→ SHORT TASK:
Repeat the listing below word for word, stopping after the line that contains "p.yaxis.major_label_standoff = 5".

→ DATA BLOCK:

━━━━━━━━━━━━━━━━━━━━

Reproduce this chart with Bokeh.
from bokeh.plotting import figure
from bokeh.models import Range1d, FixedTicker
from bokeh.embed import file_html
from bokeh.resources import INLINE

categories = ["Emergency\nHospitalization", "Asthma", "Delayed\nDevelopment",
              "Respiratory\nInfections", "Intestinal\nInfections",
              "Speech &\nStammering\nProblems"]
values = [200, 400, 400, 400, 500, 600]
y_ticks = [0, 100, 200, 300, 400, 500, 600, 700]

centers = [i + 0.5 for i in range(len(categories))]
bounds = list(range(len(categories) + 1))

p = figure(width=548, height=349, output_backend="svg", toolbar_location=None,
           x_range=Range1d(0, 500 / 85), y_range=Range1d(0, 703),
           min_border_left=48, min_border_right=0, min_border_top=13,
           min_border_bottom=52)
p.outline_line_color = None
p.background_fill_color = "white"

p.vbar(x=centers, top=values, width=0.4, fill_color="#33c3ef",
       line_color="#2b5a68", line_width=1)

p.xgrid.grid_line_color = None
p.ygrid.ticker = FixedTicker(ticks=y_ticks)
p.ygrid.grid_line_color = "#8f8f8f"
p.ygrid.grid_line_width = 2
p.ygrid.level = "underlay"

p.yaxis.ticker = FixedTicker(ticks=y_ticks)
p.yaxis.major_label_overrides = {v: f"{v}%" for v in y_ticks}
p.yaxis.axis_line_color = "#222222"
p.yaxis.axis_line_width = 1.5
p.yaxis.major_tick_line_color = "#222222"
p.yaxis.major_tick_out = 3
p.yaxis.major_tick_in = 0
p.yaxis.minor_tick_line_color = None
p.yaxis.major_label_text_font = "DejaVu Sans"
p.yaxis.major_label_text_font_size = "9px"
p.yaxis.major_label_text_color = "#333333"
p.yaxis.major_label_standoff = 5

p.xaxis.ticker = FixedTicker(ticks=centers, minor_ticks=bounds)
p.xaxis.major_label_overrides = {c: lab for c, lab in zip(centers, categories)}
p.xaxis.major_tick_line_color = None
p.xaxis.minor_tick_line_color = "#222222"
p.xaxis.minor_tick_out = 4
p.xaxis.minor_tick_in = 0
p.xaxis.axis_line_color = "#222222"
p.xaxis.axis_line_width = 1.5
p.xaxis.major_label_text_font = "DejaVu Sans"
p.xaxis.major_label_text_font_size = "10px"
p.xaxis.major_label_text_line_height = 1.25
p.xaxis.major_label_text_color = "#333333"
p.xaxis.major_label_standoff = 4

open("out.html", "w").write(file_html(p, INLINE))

━━━━━━━━━━━━━━━━━━━━

→ REPLY:
Reproduce this chart with Bokeh.
from bokeh.plotting import figure
from bokeh.models import Range1d, FixedTicker
from bokeh.embed import file_html
from bokeh.resources import INLINE

categories = ["Emergency\nHospitalization", "Asthma", "Delayed\nDevelopment",
              "Respiratory\nInfections", "Intestinal\nInfections",
              "Speech &\nStammering\nProblems"]
values = [200, 400, 400, 400, 500, 600]
y_ticks = [0, 100, 200, 300, 400, 500, 600, 700]

centers = [i + 0.5 for i in range(len(categories))]
bounds = list(range(len(categories) + 1))

p = figure(width=548, height=349, output_backend="svg", toolbar_location=None,
           x_range=Range1d(0, 500 / 85), y_range=Range1d(0, 703),
           min_border_left=48, min_border_right=0, min_border_top=13,
           min_border_bottom=52)
p.outline_line_color = None
p.background_fill_color = "white"

p.vbar(x=centers, top=values, width=0.4, fill_color="#33c3ef",
       line_color="#2b5a68", line_width=1)

p.xgrid.grid_line_color = None
p.ygrid.ticker = FixedTicker(ticks=y_ticks)
p.ygrid.grid_line_color = "#8f8f8f"
p.ygrid.grid_line_width = 2
p.ygrid.level = "underlay"

p.yaxis.ticker = FixedTicker(ticks=y_ticks)
p.yaxis.major_label_overrides = {v: f"{v}%" for v in y_ticks}
p.yaxis.axis_line_color = "#222222"
p.yaxis.axis_line_width = 1.5
p.yaxis.major_tick_line_color = "#222222"
p.yaxis.major_tick_out = 3
p.yaxis.major_tick_in = 0
p.yaxis.minor_tick_line_color = None
p.yaxis.major_label_text_font = "DejaVu Sans"
p.yaxis.major_label_text_font_size = "9px"
p.yaxis.major_label_text_color = "#333333"
p.yaxis.major_label_standoff = 5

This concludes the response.